As per SEBI's directive, Jane Street reportedly generated ₹43,289 crore in profits from trading index options on Indian exchanges between January 1, 2023, and March 31, 2025.

Angel One shares fell 6%, Nuvama fell 5%, while BSE, IIFL Capital, and CDSL shares fell between 4% to 2% on Friday.

SEBI’s investigation found that Jane Street used aggressive options positions and influenced prices in the underlying cash and futures markets, particularly during weekly index option expiries, to profit from index manipulation.

Here are the key highlights of SEBI’s interim order

Market Access Ban: Jane Street and its associated entities are barred from purchasing, selling, or otherwise transacting in securities, either directly or indirectly, in India until further notice.
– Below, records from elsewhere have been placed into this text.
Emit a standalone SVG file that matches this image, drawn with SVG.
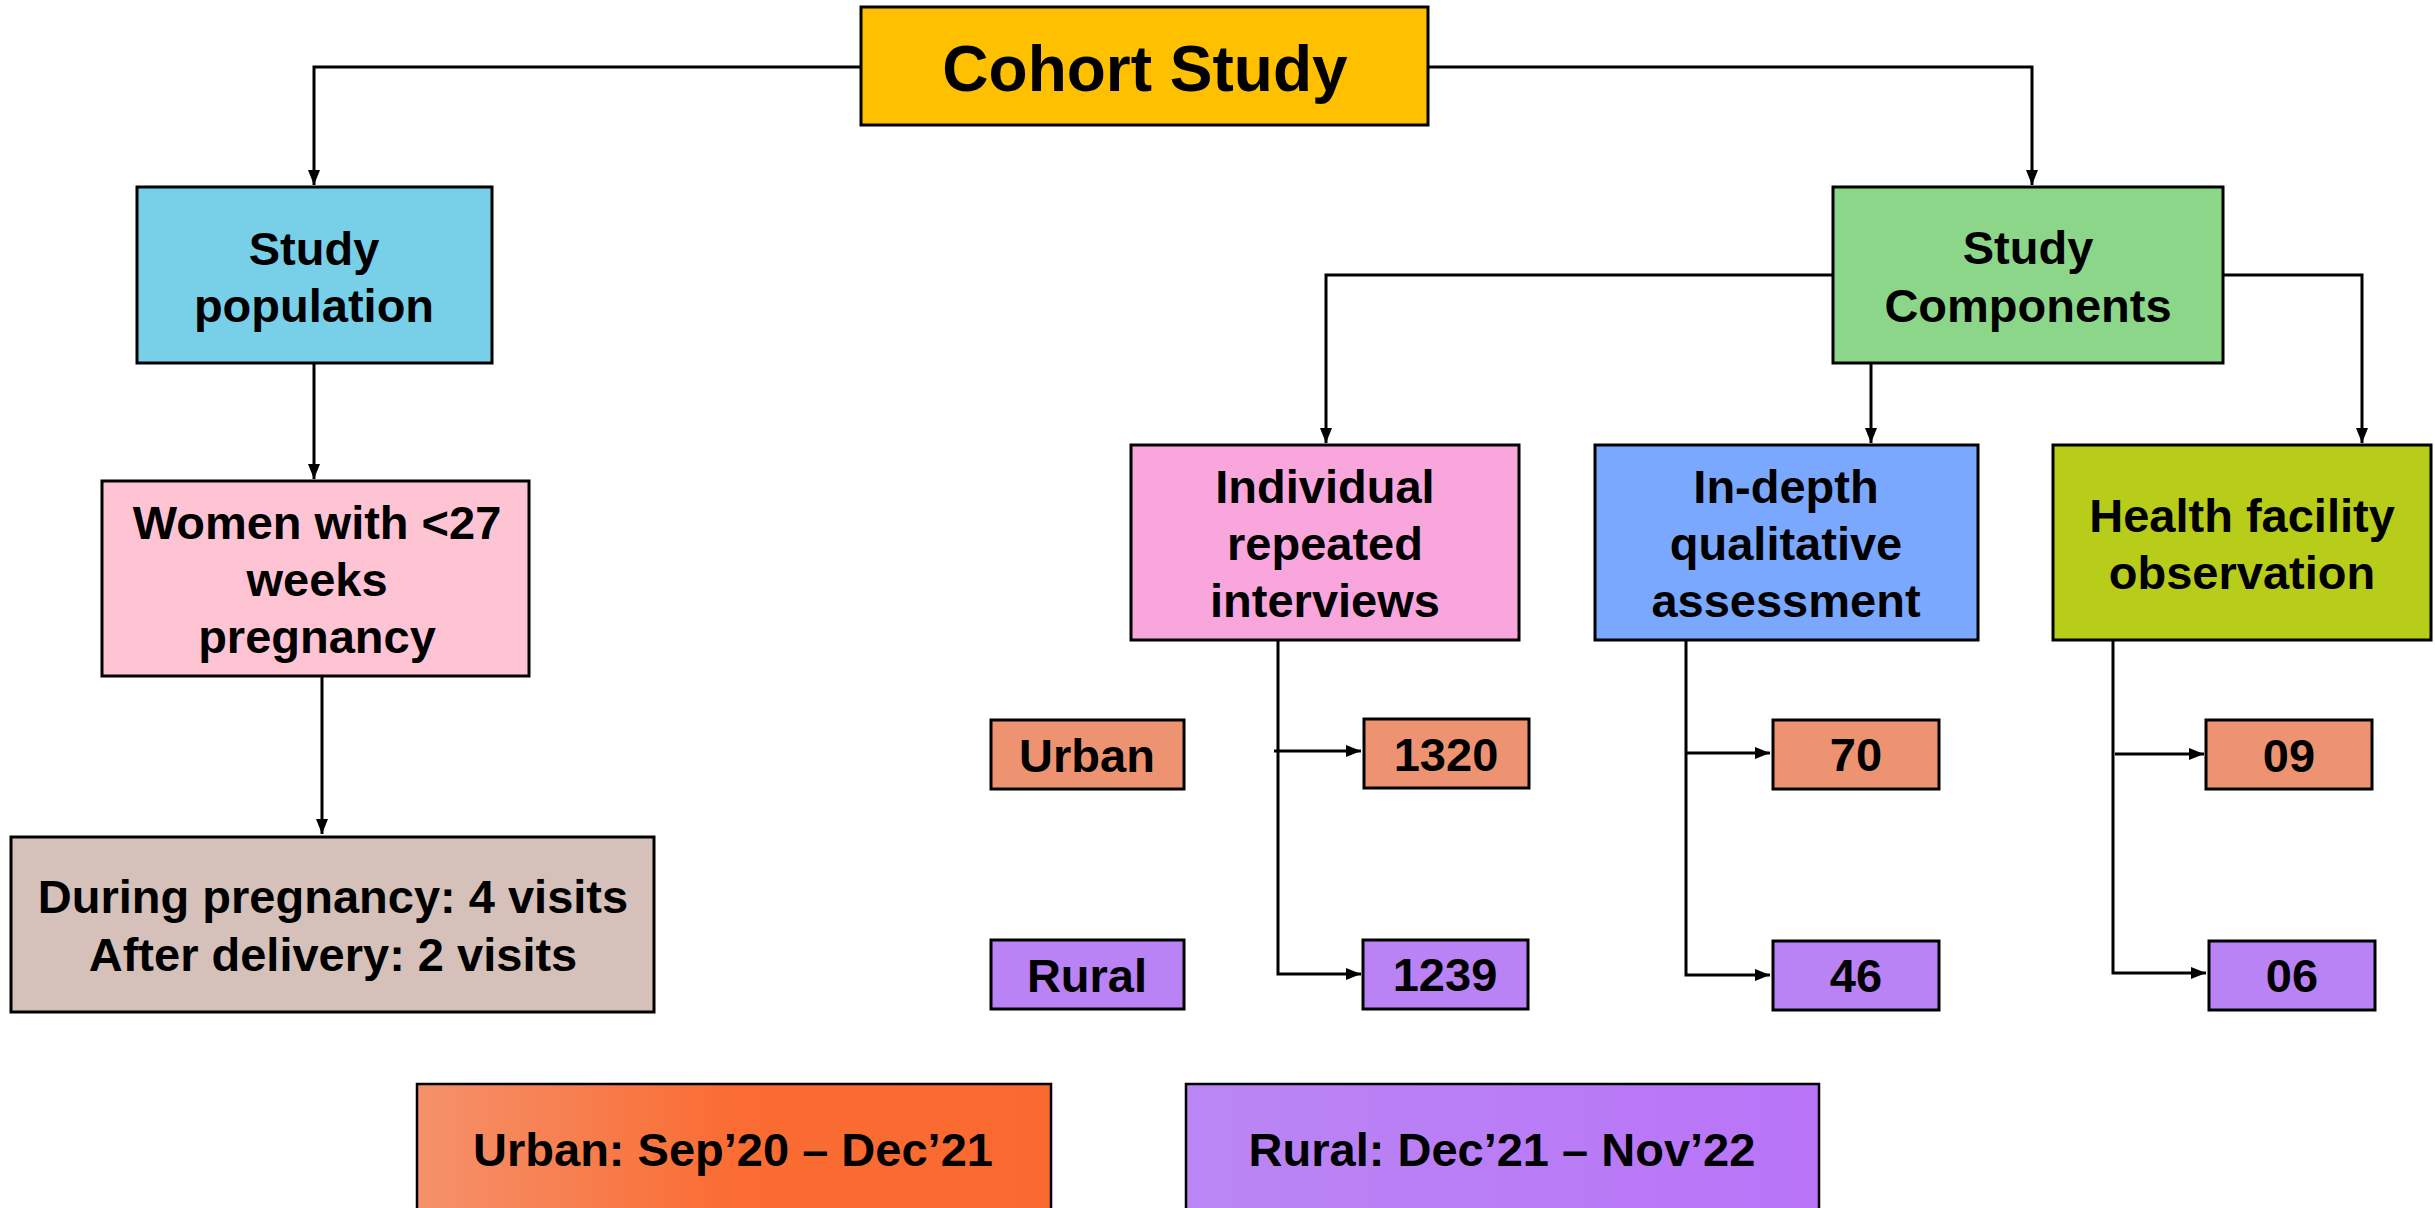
<svg xmlns="http://www.w3.org/2000/svg" width="2435" height="1208" viewBox="0 0 2435 1208">
<style>
.box{stroke:#000;stroke-width:3}
.t{font-family:"Liberation Sans",Arial,sans-serif;font-weight:bold;font-size:47px;fill:#000;text-anchor:middle}
.big{font-size:64px}
.c{fill:none;stroke:#000;stroke-width:3}
.urban{fill:#ED9372}
.rural{fill:#B982F5}
</style>
<defs>
<marker id="ah" markerUnits="userSpaceOnUse" markerWidth="16" markerHeight="12" refX="15" refY="6" orient="auto">
<path d="M0,0 L15,6 L0,12 z" fill="#000"/>
</marker>
<linearGradient id="gU" x1="0" y1="0" x2="1" y2="0">
<stop offset="0" stop-color="#F5916B"/>
<stop offset="0.5" stop-color="#FA6C32"/>
<stop offset="1" stop-color="#FA6930"/>
</linearGradient>
<linearGradient id="gR" x1="0" y1="0" x2="1" y2="0">
<stop offset="0" stop-color="#BA86F4"/>
<stop offset="1" stop-color="#B974F8"/>
</linearGradient>
</defs>
<g id="connectors">
<path class="c" d="M860,67 H314 V185" marker-end="url(#ah)"/>
<path class="c" d="M1429,67 H2032 V185" marker-end="url(#ah)"/>
<path class="c" d="M314,363 V479" marker-end="url(#ah)"/>
<path class="c" d="M322,676 V834" marker-end="url(#ah)"/>
<path class="c" d="M1832,275 H1326 V443" marker-end="url(#ah)"/>
<path class="c" d="M1871,363 V443" marker-end="url(#ah)"/>
<path class="c" d="M2224,275 H2362 V443" marker-end="url(#ah)"/>
<path class="c" d="M1278,640 V974 H1361" marker-end="url(#ah)"/>
<path class="c" d="M1274,751 H1361" marker-end="url(#ah)"/>
<path class="c" d="M1686,640 V975 H1770" marker-end="url(#ah)"/>
<path class="c" d="M1686,753 H1770" marker-end="url(#ah)"/>
<path class="c" d="M2113,640 V973 H2206" marker-end="url(#ah)"/>
<path class="c" d="M2115,754 H2204" marker-end="url(#ah)"/>
</g>
<g id="cohort">
<rect class="box" x="861" y="7" width="567" height="118" fill="#FFC000"/>
<text class="t big" x="1145" y="91">Cohort Study</text>
</g>
<g id="study-population">
<rect class="box" x="137" y="187" width="355" height="176" fill="#78CFE8"/>
<text class="t" x="314" y="265">Study</text>
<text class="t" x="314" y="322">population</text>
</g>
<g id="study-components">
<rect class="box" x="1833" y="187" width="390" height="176" fill="#8CD68A"/>
<text class="t" x="2028" y="264">Study</text>
<text class="t" x="2028" y="322">Components</text>
</g>
<g id="women">
<rect class="box" x="102" y="481" width="427" height="195" fill="#FFC4D4"/>
<text class="t" x="317" y="539">Women with &lt;27</text>
<text class="t" x="317" y="596">weeks</text>
<text class="t" x="317" y="653">pregnancy</text>
</g>
<g id="visits">
<rect class="box" x="11" y="837" width="643" height="175" fill="#D5C1B9"/>
<text class="t" x="333" y="913">During pregnancy: 4 visits</text>
<text class="t" x="333" y="971">After delivery: 2 visits</text>
</g>
<g id="individual">
<rect class="box" x="1131" y="445" width="388" height="195" fill="#F9A6DC"/>
<text class="t" x="1325" y="503">Individual</text>
<text class="t" x="1325" y="560">repeated</text>
<text class="t" x="1325" y="617">interviews</text>
</g>
<g id="indepth">
<rect class="box" x="1595" y="445" width="383" height="195" fill="#7BA8FF"/>
<text class="t" x="1786" y="503">In-depth</text>
<text class="t" x="1786" y="560">qualitative</text>
<text class="t" x="1786" y="617">assessment</text>
</g>
<g id="health">
<rect class="box" x="2053" y="445" width="378" height="195" fill="#B8CC1A"/>
<text class="t" x="2242" y="532">Health facility</text>
<text class="t" x="2242" y="589">observation</text>
</g>
<g id="urban-label">
<rect class="box urban" x="991" y="720" width="193" height="69"/>
<text class="t" x="1087" y="772">Urban</text>
</g>
<g id="rural-label">
<rect class="box rural" x="991" y="940" width="193" height="69"/>
<text class="t" x="1087" y="992">Rural</text>
</g>
<g id="n1320">
<rect class="box urban" x="1364" y="719" width="165" height="69"/>
<text class="t" x="1446" y="771">1320</text>
</g>
<g id="n1239">
<rect class="box rural" x="1363" y="940" width="165" height="69"/>
<text class="t" x="1445" y="991">1239</text>
</g>
<g id="n70">
<rect class="box urban" x="1773" y="720" width="166" height="69"/>
<text class="t" x="1856" y="771">70</text>
</g>
<g id="n46">
<rect class="box rural" x="1773" y="941" width="166" height="69"/>
<text class="t" x="1856" y="992">46</text>
</g>
<g id="n09">
<rect class="box urban" x="2206" y="720" width="166" height="69"/>
<text class="t" x="2289" y="772">09</text>
</g>
<g id="n06">
<rect class="box rural" x="2209" y="941" width="166" height="69"/>
<text class="t" x="2292" y="992">06</text>
</g>
<g id="urban-period">
<rect x="417" y="1084" width="634" height="140" fill="url(#gU)" stroke="#000" stroke-width="2.5"/>
<text class="t" x="733" y="1166">Urban: Sep’20 – Dec’21</text>
</g>
<g id="rural-period">
<rect x="1186" y="1084" width="633" height="140" fill="url(#gR)" stroke="#000" stroke-width="2.5"/>
<text class="t" x="1502" y="1166">Rural: Dec’21 – Nov’22</text>
</g>
</svg>
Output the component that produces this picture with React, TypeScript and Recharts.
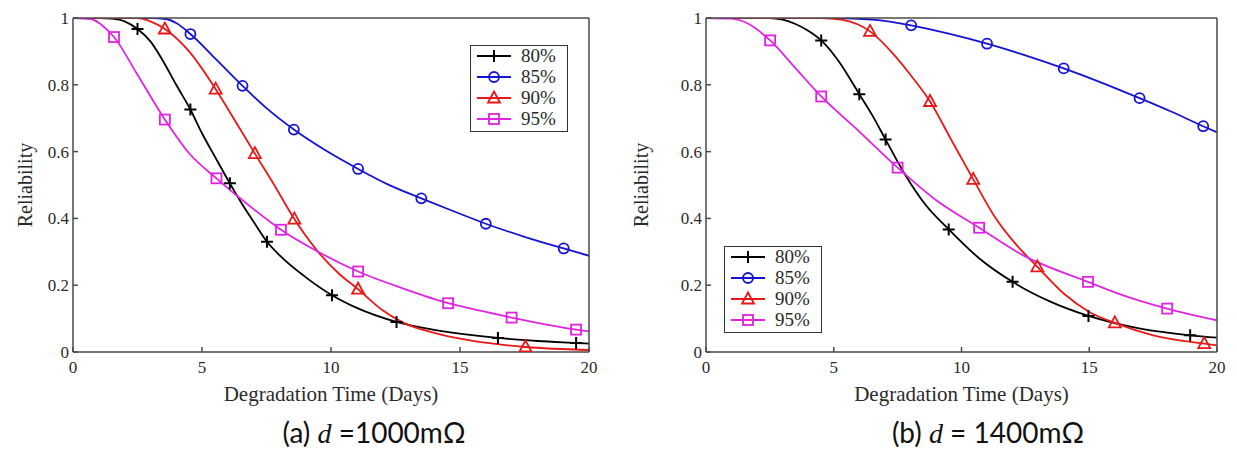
import React from 'react'
import { LineChart, Line, XAxis, YAxis, Legend } from 'recharts'

// [days, reliability, marker?]
type Row = [number, number, number?]

const xTicks = [0, 5, 10, 15, 20]
const yTicks = [0, 0.2, 0.4, 0.6, 0.8, 1]
const seriesNames = ['80%', '85%', '90%', '95%']

// (a) d = 1000 mOhm
const a80: Row[] = [[0, 1], [1, 1], [1.5, 0.998], [2, 0.99], [2.5, 0.967, 1], [3, 0.93], [3.5, 0.87], [4, 0.8], [4.55, 0.726, 1], [5, 0.655], [5.5, 0.585], [6.08, 0.505, 1], [6.5, 0.45], [7, 0.39], [7.52, 0.33, 1], [8, 0.29], [9, 0.225], [10.04, 0.17, 1], [11, 0.132], [12.54, 0.09, 1], [14, 0.066], [16.47, 0.042, 1], [18, 0.033], [19.5, 0.027, 1], [20, 0.025]]
const a85: Row[] = [[0, 1], [3, 1], [3.6, 0.997], [4, 0.985], [4.55, 0.952, 1], [5.5, 0.88], [6.57, 0.797, 1], [7.5, 0.73], [8.56, 0.666, 1], [9.8, 0.603], [11.05, 0.548, 1], [12.2, 0.502], [13.5, 0.46, 1], [14.8, 0.42], [16, 0.384, 1], [17.5, 0.345], [19.02, 0.31, 1], [20, 0.288]]
const a90: Row[] = [[0, 1], [2.5, 1], [3, 0.99], [3.56, 0.967, 1], [4.5, 0.9], [5.53, 0.787, 1], [6.3, 0.69], [7.05, 0.594, 1], [7.8, 0.5], [8.58, 0.398, 1], [9.5, 0.3], [10.3, 0.235], [11.05, 0.188, 1], [12, 0.125], [12.8, 0.088], [14, 0.057], [15.5, 0.033], [17.54, 0.015, 1], [20, 0.006]]
const a95: Row[] = [[0, 1], [0.7, 0.997], [1.1, 0.98], [1.59, 0.943, 1], [2.5, 0.83], [3.56, 0.696, 1], [4.5, 0.595], [5.56, 0.52, 1], [6.8, 0.44], [8.06, 0.366, 1], [9.5, 0.3], [11.05, 0.241, 1], [12.8, 0.19], [14.54, 0.146, 1], [16, 0.12], [17, 0.103, 1], [18.3, 0.083], [19.5, 0.067, 1], [20, 0.062]]

// (b) d = 1400 mOhm
const b80: Row[] = [[0, 1], [2.5, 1], [3, 0.995], [3.5, 0.982], [4, 0.962], [4.51, 0.933, 1], [5.2, 0.87], [6, 0.772, 1], [6.5, 0.71], [7.03, 0.636, 1], [7.8, 0.53], [8.6, 0.44], [9.5, 0.367, 1], [10.7, 0.28], [12, 0.21, 1], [13.5, 0.15], [14.97, 0.108, 1], [17, 0.07], [18.95, 0.05, 1], [20, 0.043]]
const b85: Row[] = [[0, 1], [5, 1], [6.5, 0.995], [8.03, 0.978, 1], [9.5, 0.953], [11, 0.923, 1], [12.5, 0.888], [14, 0.849, 1], [15.5, 0.806], [16.97, 0.76, 1], [18.2, 0.72], [19.46, 0.676, 1], [20, 0.658]]
const b90: Row[] = [[0, 1], [4.5, 1], [5.3, 0.995], [6.42, 0.96, 1], [7.3, 0.895], [8, 0.83], [8.77, 0.75, 1], [9.6, 0.635], [10.46, 0.517, 1], [11.3, 0.405], [12.1, 0.325], [12.97, 0.255, 1], [14, 0.175], [15, 0.12], [16, 0.087, 1], [17.5, 0.05], [19.5, 0.025, 1], [20, 0.02]]
const b95: Row[] = [[0, 1], [1, 0.998], [1.6, 0.985], [2.51, 0.933, 1], [3.5, 0.85], [4.51, 0.765, 1], [6, 0.66], [7.5, 0.552, 1], [9, 0.455], [10.69, 0.372, 1], [12.4, 0.29], [14.95, 0.21, 1], [16.5, 0.165], [18.05, 0.13, 1], [20, 0.095]]

const COLORS = ['#000000', '#1414d2', '#e81818', '#e024e0']
const MARKS = ['plus', 'circle', 'triangle', 'square']
const SERIF = '"Liberation Serif", "Times New Roman", serif'
const AXIS = '#4a4a4a'
const TEXT = '#2a2a2a'

const toPts = (rows: Row[]) => rows.map(([x, y, m]) => ({ x, y, m: !!m }))

function Marker({ kind, cx, cy, color }: { kind: string; cx: number; cy: number; color: string }) {
  const sw = 1.8
  if (kind === 'plus')
    return <path d={`M${cx - 6},${cy}H${cx + 6}M${cx},${cy - 6}V${cy + 6}`} stroke={color} strokeWidth={2} fill="none" />
  if (kind === 'circle') return <circle cx={cx} cy={cy} r={5} stroke={color} strokeWidth={sw} fill="none" />
  if (kind === 'triangle')
    return <path d={`M${cx},${cy - 6.5}L${cx + 6},${cy + 4.5}L${cx - 6},${cy + 4.5}Z`} stroke={color} strokeWidth={sw} fill="none" />
  return <rect x={cx - 5} y={cy - 5} width={10} height={10} stroke={color} strokeWidth={sw} fill="none" />
}

function LegendBox() {
  return (
    <div style={{ border: '1.5px solid #333', background: '#fff', width: 98, height: 87, boxSizing: 'border-box' }}>
      <svg width={95} height={84} style={{ display: 'block' }}>
        {seriesNames.map((name, i) => {
          const y = 10 + i * 21
          return (
            <g key={name}>
              <line x1={6} x2={40} y1={y} y2={y} stroke={COLORS[i]} strokeWidth={2} />
              <Marker kind={MARKS[i]} cx={23} cy={y} color={COLORS[i]} />
              <text x={50} y={y + 6} fontFamily={SERIF} fontSize={19} fill={TEXT}>{name}</text>
            </g>
          )
        })}
      </svg>
    </div>
  )
}

type PanelProps = {
  left: number
  width: number
  yAxisW: number
  rightM: number
  series: Row[][]
  legendLeft: number
  legendTop: number
  yLabelOffset: number
}

function Panel({ left, width, yAxisW, rightM, series, legendLeft, legendTop, yLabelOffset }: PanelProps) {
  return (
    <div style={{ position: 'absolute', left, top: 0 }}>
      <LineChart width={width} height={408} margin={{ top: 17, right: rightM, bottom: 0, left: 0 }}>
        <XAxis
          xAxisId="b"
          type="number"
          dataKey="x"
          domain={[0, 20]}
          ticks={xTicks}
          allowDataOverflow
          height={56}
          tickSize={-5}
          tickMargin={14}
          stroke={AXIS}
          strokeWidth={1.5}
          tick={{ fill: TEXT, fontSize: 17, fontFamily: SERIF }}
          label={{ value: 'Degradation Time (Days)', position: 'insideBottom', offset: 7, fill: TEXT, fontSize: 21, fontFamily: SERIF }}
        />
        <XAxis xAxisId="t" orientation="top" type="number" domain={[0, 20]} ticks={xTicks} allowDataOverflow height={1} tickSize={-5} tick={false} stroke={AXIS} strokeWidth={1.5} />
        <YAxis
          yAxisId="l"
          type="number"
          domain={[0, 1]}
          ticks={yTicks}
          allowDataOverflow
          width={yAxisW}
          tickSize={-5}
          tickMargin={9}
          stroke={AXIS}
          strokeWidth={1.5}
          tickFormatter={(v: number) => String(v)}
          tick={{ fill: TEXT, fontSize: 17, fontFamily: SERIF }}
          label={{ value: 'Reliability', angle: -90, position: 'insideLeft', offset: yLabelOffset, fill: TEXT, fontSize: 20, fontFamily: SERIF, style: { textAnchor: 'middle' } }}
        />
        <YAxis yAxisId="r" orientation="right" type="number" domain={[0, 1]} ticks={yTicks} allowDataOverflow width={1} tickSize={-5} tick={false} stroke={AXIS} strokeWidth={1.5} />
        {series.map((rows, i) => (
          <Line
            key={seriesNames[i]}
            xAxisId="b"
            yAxisId="l"
            data={toPts(rows)}
            dataKey="y"
            name={seriesNames[i]}
            type="monotone"
            stroke={COLORS[i]}
            strokeWidth={1.8}
            isAnimationActive={false}
            activeDot={false}
            dot={(p: any) =>
              p.payload && p.payload.m ? (
                <Marker key={`m${i}-${p.index}`} kind={MARKS[i]} cx={p.cx} cy={p.cy} color={COLORS[i]} />
              ) : (
                <g key={`m${i}-${p.index}`} />
              )
            }
          />
        ))}
        <Legend
          layout="horizontal"
          verticalAlign="middle"
          align="center"
          content={() => <LegendBox />}
          wrapperStyle={{ position: 'absolute', left: legendLeft, top: legendTop, width: 'auto', height: 'auto', bottom: 'auto', right: 'auto' }}
        />
      </LineChart>
    </div>
  )
}

const captionStyle: React.CSSProperties = {
  position: 'absolute',
  top: 415,
  transform: 'translateX(-50%)',
  fontFamily: 'Lato, "Open Sans", sans-serif',
  fontSize: 28,
  lineHeight: '34px',
  color: '#111',
  whiteSpace: 'nowrap',
}

export default function App() {
  return (
    <div style={{ position: 'absolute', left: 0, top: 0, width: 1237, height: 457, background: '#fff', overflow: 'hidden' }}>
      <Panel left={0} width={600} yAxisW={73} rightM={10} series={[a80, a85, a90, a95]} legendLeft={470} legendTop={45} yLabelOffset={25} />
      <Panel left={620} width={617} yAxisW={86} rightM={19} series={[b80, b85, b90, b95]} legendLeft={104} legendTop={246} yLabelOffset={21} />
      <div style={{ ...captionStyle, left: 374 }}>
        (a) <span style={{ fontFamily: SERIF, fontStyle: 'italic' }}>d</span> =1000mΩ
      </div>
      <div style={{ ...captionStyle, left: 988 }}>
        (b) <span style={{ fontFamily: SERIF, fontStyle: 'italic' }}>d</span> = 1400mΩ
      </div>
    </div>
  )
}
Escrow Deposit Needed: The specified sum of ₹4,843 crore must be collectively and individually deposited by the entities into an escrow account, which will be subject to SEBI’s lien and cannot be accessed without regulatory consent.

Banking Restrictions: Banks, custodians, and depository institutions have been directed to limit all debit transactions from the accounts of Jane Street entities, except for those required to comply with the SEBI’s order. 

Mandatory Position Closure: Jane Street must close or square off any open positions within three months or at contract expiry, whichever is earlier.

Asset Disposal Restrictions: The entities are not permitted to dispose of or alienate any assets or properties in India until the impounded amount is credited to the escrow account, except with the prior permission of SEBI.

Regulatory Monitoring: SEBI will continue to monitor Jane Street’s activities and positions until the investigation is complete.

Meanwhile, Jane Street has disputed the findings of the SEBI interim order and stated its intention to further engage with the regulator.